» **Set task**
Count the lines in the entries below that include the word "this". Give nothing but the number.

» **Given data**
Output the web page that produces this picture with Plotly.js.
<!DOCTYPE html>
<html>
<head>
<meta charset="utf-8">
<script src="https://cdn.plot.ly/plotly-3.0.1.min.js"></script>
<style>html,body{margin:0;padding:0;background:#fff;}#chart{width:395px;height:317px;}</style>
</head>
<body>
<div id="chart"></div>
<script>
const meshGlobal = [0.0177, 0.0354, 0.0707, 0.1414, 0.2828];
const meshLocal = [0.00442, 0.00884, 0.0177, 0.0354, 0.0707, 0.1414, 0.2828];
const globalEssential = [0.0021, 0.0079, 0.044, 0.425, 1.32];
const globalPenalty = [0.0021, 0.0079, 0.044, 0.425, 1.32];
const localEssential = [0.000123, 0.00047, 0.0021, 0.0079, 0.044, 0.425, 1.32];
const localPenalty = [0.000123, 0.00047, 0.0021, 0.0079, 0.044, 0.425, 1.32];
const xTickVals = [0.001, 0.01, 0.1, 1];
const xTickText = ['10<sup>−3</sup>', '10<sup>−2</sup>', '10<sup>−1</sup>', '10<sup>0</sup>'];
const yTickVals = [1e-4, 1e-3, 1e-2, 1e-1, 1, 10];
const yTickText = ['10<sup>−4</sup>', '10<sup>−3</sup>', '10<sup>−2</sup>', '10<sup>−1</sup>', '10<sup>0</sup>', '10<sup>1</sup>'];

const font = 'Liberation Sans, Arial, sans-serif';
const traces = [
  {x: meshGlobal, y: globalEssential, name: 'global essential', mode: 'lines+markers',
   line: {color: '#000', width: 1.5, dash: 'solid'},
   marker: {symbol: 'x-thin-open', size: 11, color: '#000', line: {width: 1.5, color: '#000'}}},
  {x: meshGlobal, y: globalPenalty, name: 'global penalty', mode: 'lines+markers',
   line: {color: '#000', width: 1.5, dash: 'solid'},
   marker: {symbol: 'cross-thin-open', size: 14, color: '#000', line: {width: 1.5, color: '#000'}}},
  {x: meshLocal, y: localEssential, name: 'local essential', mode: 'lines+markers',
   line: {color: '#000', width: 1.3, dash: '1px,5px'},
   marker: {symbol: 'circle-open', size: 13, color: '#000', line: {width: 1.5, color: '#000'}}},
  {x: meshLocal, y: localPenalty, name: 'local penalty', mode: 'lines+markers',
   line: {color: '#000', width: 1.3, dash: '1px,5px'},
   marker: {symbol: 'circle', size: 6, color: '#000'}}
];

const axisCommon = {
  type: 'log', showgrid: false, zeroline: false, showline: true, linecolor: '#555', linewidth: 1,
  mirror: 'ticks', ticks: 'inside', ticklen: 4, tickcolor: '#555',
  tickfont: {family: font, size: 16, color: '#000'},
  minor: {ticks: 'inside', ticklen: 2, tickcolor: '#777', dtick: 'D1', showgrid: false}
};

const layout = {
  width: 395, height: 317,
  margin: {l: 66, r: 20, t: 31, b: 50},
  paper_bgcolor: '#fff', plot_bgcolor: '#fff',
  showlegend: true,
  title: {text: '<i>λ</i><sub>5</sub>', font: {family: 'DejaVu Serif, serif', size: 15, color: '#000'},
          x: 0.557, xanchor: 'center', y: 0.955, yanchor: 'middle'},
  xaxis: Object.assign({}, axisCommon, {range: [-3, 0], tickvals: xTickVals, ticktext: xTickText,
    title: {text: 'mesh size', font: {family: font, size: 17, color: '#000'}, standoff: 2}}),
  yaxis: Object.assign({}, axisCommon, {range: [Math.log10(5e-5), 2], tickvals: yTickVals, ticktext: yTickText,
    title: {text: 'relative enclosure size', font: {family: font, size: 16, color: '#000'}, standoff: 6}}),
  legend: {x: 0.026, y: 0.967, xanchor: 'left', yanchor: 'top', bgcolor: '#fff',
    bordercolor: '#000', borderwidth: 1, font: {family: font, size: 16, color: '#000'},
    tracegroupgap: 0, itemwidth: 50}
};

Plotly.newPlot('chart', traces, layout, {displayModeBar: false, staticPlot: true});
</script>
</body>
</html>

==

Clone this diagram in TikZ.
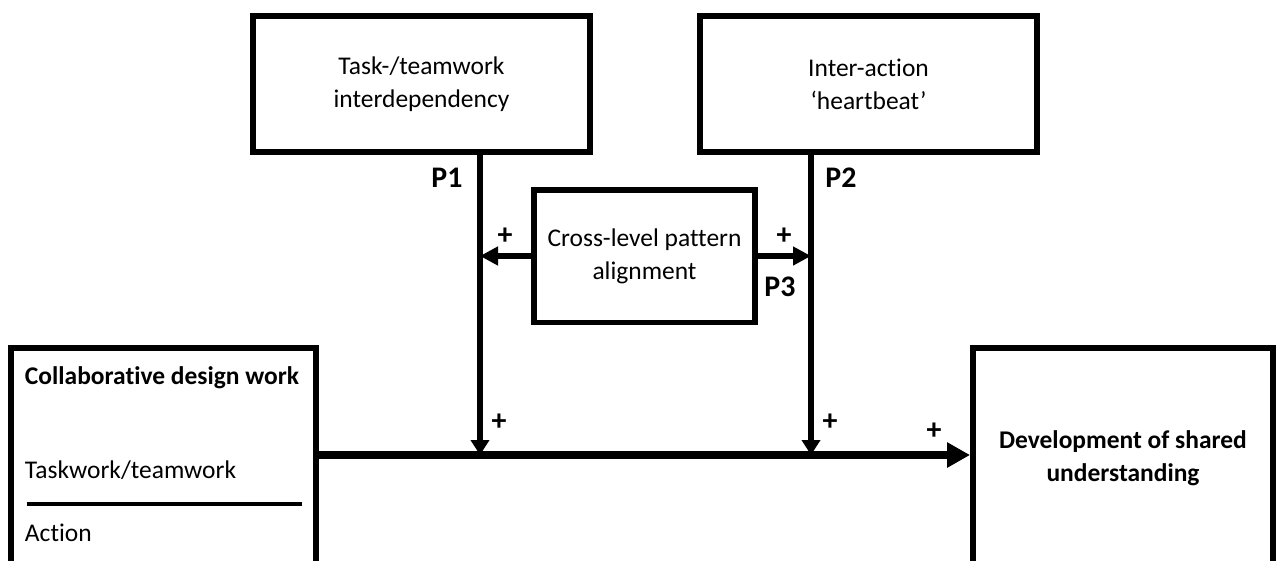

» **Correct answer**
2